Even with a fully fit side there would have been questions over Germany’s true strength. Sure, they have a number of world-class players but unfortunately for Loew they all seem to be in the same position. Or at least they were before they got injured.
They may have an abundance of attacking third playmakers and midfield pacesetters, but Germany have just one striker in their entire 23-man squad. And that striker, Miroslav Klose, is 35 years old. Germany have relied on him for goals at the last four World Cups, going all the way back to when Gabriel Batistuta and Ronaldo (the original one) were among his peers.
If Reus is indeed ruled out of the tournament, with Ozil also short of match fitness having only just recovered from a hamstring injury, where are Germany’s goals going to come from? Can they still depend on Klose, a player who scored his first international goal over 13 years ago?
There are questions over almost every position. Even in midfield, ordinarily their strongest area, it looks like Khedira – who has played just a handful of games in the last six months – could start alongside Schweinsteiger – who is struggling with injury.

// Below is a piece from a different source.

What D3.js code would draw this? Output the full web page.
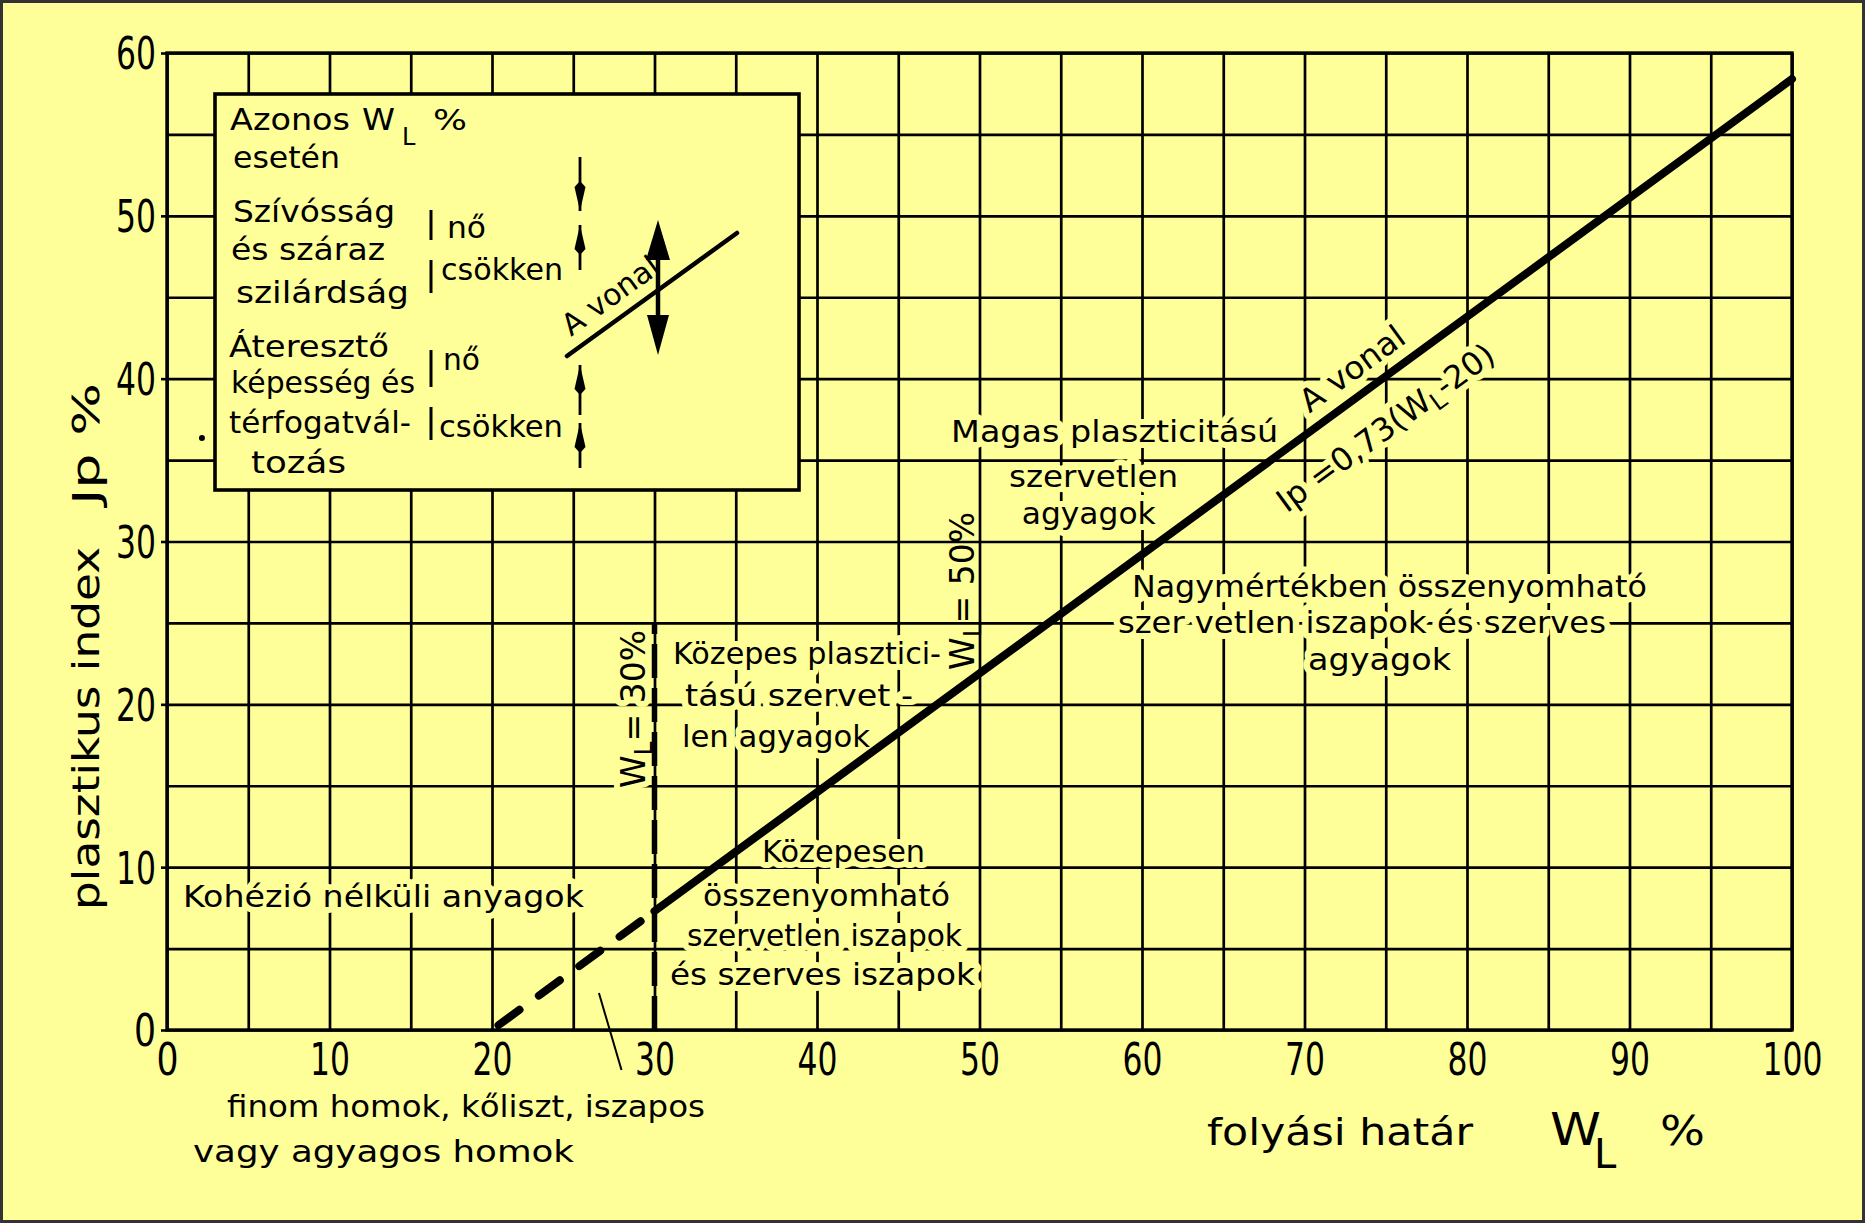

And at the back, Per Mertesacker and Jerome Boateng are both susceptible to a spot of the ‘Titus Brambles’ at the most inopportune of moments. There’s even a chance Kevin Grosskreutz, a winger by trade, might start at right-back, such are Germany’s injury problems. So yes, everything is intimidating about Germany, if you discount their starting lineup.
Since the last World Cup, Germany has taken on a public image as something of a footballing utopia. The Bundesliga model has been eulogized to the point of obsession since two German clubs made the Wembley final of the Champions League last year.
Transfers are now measured in how many season tickets you could get at Bayern Munich for the same money (for example, you could get 480,769 season tickets at the Allianz Arena for the price of David Luiz). The fascination with Germany football, and the culture that it comes with, has never been sharper.
That fixation extends into international football, where Germany are seen as the most dominant of forces. But this reputation only has its full impact in England (perhaps natural given how Germany keep knocking them out). Germany have an entirely different image elsewhere in the footballing world.
It’s 18 years since Germany last lifted silverware, and 24 years since they last won the World Cup. Their major tournament record follows a familiar pattern. They coast through qualification, often going entire campaigns without suffering defeat, before comfortably topping their group when the finals kick off.
But look at the teams that have knocked them out in the last five World Cups: Bulgaria, Croatia, Brazil, Italy and Spain. In every instance inflated expectations have been burst by the first decent side they come up against. Is it possible that they have taken on Spain’s mantle as bottle merchants?
Germany’s reputation goes before them. Look at them a little closer and you’ll see there’s nothing to fear. Besides a penalty shootout, of course.